++++ Data lines
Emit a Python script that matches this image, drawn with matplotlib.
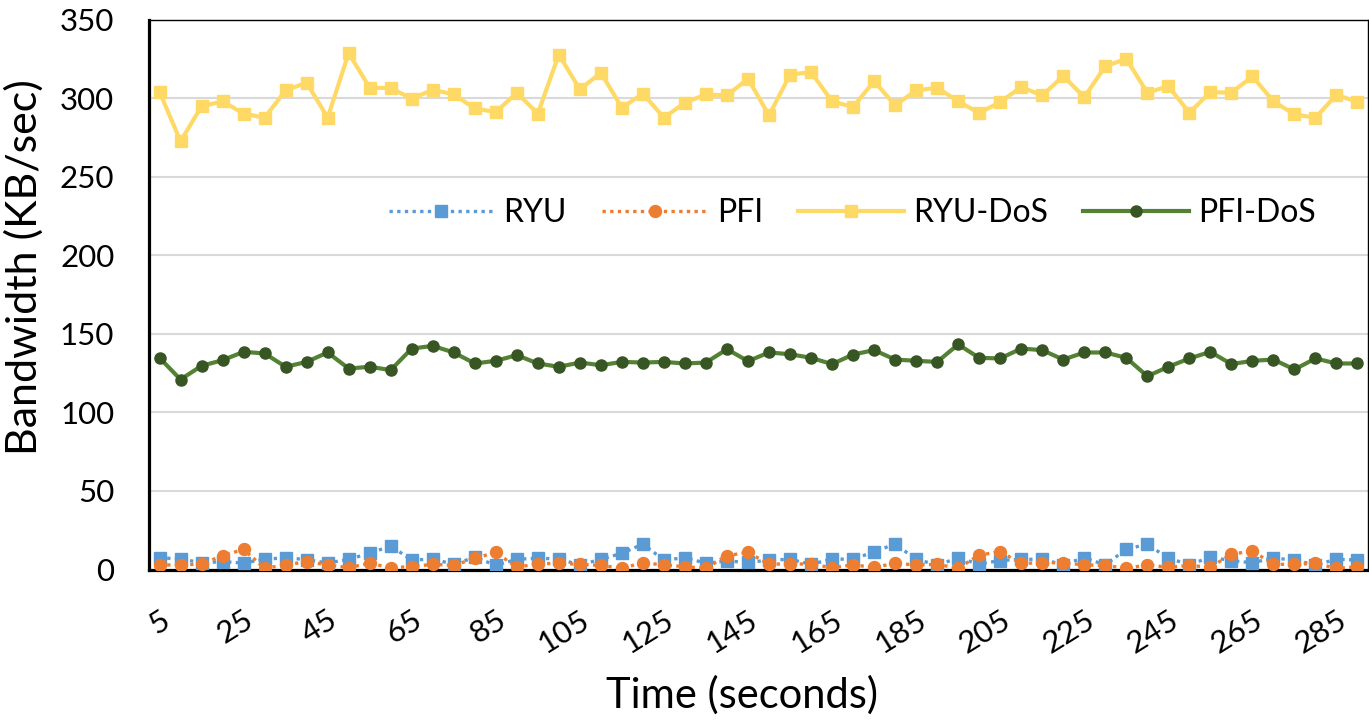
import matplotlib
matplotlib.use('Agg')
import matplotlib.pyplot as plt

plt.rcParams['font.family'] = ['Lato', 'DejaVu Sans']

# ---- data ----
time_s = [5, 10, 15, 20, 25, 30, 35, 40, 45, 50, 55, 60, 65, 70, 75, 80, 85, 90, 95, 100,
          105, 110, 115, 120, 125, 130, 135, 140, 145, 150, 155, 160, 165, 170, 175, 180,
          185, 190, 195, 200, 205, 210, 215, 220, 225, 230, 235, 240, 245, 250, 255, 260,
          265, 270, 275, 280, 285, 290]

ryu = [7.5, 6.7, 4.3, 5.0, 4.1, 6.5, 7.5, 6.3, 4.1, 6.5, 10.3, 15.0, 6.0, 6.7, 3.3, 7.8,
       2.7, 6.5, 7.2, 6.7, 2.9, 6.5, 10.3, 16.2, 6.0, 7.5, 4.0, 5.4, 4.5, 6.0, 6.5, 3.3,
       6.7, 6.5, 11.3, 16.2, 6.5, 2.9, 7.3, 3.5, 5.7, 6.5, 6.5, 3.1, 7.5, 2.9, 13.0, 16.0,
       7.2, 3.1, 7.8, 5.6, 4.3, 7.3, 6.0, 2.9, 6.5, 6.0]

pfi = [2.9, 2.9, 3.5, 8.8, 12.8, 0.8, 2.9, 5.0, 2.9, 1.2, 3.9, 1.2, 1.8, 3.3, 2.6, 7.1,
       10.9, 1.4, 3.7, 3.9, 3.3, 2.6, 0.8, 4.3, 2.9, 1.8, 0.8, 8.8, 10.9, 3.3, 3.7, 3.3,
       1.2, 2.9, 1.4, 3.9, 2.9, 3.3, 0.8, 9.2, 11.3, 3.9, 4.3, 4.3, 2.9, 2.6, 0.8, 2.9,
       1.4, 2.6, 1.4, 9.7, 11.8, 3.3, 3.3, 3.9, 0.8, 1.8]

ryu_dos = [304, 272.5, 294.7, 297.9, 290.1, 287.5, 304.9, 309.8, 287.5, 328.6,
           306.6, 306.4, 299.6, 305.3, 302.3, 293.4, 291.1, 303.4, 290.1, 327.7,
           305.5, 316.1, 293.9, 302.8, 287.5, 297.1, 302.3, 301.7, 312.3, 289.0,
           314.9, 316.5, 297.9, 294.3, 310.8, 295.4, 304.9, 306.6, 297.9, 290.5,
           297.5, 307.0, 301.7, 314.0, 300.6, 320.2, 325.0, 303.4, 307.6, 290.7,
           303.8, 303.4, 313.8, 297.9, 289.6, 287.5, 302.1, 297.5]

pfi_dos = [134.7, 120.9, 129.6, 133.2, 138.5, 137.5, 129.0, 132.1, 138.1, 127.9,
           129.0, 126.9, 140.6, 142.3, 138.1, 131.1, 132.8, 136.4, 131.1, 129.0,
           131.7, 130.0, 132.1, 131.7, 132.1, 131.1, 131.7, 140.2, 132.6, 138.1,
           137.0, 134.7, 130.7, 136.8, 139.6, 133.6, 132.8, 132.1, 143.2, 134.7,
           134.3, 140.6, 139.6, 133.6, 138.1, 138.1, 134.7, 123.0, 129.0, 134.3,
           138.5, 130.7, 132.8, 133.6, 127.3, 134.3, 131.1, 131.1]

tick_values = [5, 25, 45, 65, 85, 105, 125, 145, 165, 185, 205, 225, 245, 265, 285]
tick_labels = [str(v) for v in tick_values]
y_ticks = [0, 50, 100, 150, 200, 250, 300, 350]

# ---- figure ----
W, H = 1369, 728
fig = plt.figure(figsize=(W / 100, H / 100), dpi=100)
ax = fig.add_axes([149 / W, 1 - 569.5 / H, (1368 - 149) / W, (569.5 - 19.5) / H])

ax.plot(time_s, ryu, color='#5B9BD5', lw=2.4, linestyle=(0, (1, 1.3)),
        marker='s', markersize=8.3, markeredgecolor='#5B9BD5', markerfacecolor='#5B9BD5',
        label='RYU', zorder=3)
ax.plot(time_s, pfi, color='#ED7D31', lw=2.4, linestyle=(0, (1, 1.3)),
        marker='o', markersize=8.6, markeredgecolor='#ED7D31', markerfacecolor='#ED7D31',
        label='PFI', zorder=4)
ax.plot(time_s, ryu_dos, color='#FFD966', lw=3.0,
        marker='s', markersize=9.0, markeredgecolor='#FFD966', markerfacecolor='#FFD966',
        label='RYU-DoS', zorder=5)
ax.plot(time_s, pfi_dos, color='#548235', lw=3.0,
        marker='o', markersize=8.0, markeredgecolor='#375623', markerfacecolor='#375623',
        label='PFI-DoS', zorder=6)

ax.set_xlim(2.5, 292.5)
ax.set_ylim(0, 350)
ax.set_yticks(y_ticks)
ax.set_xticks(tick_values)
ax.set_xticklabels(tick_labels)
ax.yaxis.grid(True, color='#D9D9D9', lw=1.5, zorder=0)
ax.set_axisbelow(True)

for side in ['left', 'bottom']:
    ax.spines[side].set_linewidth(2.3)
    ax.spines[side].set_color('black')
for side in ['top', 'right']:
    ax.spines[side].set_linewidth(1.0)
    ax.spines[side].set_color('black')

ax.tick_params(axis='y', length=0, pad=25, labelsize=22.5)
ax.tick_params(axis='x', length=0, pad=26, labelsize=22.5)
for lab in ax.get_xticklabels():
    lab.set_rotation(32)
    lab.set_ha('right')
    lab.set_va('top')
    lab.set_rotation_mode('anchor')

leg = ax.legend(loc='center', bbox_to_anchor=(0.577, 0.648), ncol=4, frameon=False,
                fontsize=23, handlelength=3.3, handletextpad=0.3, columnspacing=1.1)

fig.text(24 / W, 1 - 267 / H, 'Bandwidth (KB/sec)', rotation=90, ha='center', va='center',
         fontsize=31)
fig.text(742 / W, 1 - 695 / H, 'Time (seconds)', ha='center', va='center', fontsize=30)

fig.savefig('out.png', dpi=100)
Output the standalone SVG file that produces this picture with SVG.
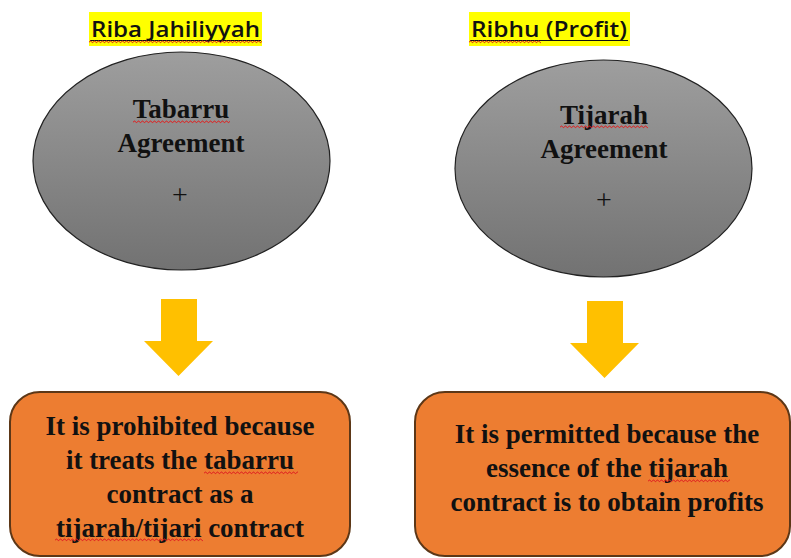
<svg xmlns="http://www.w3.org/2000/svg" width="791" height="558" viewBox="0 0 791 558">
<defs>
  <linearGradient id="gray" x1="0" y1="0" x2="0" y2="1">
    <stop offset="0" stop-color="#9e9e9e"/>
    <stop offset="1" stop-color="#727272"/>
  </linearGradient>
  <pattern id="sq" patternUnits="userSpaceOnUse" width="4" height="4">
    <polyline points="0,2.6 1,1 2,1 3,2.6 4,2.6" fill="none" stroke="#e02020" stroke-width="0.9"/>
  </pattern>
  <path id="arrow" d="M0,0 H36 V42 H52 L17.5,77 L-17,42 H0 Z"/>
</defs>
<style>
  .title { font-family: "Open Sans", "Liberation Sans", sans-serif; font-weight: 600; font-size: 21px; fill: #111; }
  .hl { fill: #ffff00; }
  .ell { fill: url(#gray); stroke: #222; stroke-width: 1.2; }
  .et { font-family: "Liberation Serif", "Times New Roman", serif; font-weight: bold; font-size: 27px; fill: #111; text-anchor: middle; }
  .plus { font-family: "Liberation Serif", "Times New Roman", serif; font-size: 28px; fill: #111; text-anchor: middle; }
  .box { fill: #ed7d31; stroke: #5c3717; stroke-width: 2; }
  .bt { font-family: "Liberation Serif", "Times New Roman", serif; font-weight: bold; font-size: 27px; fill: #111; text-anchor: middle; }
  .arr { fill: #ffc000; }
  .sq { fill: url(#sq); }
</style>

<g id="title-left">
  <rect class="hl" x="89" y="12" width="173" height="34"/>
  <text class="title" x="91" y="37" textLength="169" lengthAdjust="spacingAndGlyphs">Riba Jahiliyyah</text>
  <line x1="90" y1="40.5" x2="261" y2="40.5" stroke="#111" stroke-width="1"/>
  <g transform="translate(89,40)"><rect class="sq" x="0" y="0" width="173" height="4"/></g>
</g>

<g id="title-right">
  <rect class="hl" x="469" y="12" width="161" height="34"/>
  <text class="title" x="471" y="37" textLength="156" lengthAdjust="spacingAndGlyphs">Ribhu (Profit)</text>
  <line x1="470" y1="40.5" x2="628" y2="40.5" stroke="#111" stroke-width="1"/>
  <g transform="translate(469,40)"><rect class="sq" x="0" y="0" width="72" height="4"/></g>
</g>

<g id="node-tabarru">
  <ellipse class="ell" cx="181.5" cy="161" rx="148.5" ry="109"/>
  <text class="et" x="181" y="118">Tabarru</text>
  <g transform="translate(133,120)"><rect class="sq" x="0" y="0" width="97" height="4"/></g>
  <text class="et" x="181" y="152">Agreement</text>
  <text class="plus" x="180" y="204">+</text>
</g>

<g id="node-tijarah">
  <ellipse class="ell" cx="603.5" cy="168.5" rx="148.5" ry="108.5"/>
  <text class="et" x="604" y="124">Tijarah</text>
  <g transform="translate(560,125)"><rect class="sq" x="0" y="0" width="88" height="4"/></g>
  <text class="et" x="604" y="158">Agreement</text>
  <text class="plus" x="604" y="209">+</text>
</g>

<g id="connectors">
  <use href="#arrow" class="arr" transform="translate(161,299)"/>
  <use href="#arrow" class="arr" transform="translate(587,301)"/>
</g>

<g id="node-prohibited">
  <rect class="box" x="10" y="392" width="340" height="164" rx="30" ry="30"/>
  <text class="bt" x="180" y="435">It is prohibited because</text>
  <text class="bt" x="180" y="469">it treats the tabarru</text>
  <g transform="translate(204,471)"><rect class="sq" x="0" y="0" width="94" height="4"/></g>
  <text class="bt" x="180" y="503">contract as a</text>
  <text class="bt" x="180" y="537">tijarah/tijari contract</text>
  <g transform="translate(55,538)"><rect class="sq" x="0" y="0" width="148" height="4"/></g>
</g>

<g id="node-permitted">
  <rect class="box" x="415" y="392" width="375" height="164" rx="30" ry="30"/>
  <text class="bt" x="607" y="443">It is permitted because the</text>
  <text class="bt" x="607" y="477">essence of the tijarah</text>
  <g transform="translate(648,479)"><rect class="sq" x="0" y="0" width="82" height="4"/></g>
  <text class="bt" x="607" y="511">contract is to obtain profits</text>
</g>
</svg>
++++++++
-- Exercise requirements --
Take the records from their first line through the line containing "plt.rcParams['font.family'] = ['Lato', 'DejaVu" and please return exactly those lines, both ends included, minus the pictures.

-- Right answer --
Emit a Python script that matches this image, drawn with matplotlib.
import matplotlib
matplotlib.use('Agg')
import matplotlib.pyplot as plt

plt.rcParams['font.family'] = ['Lato', 'DejaVu Sans']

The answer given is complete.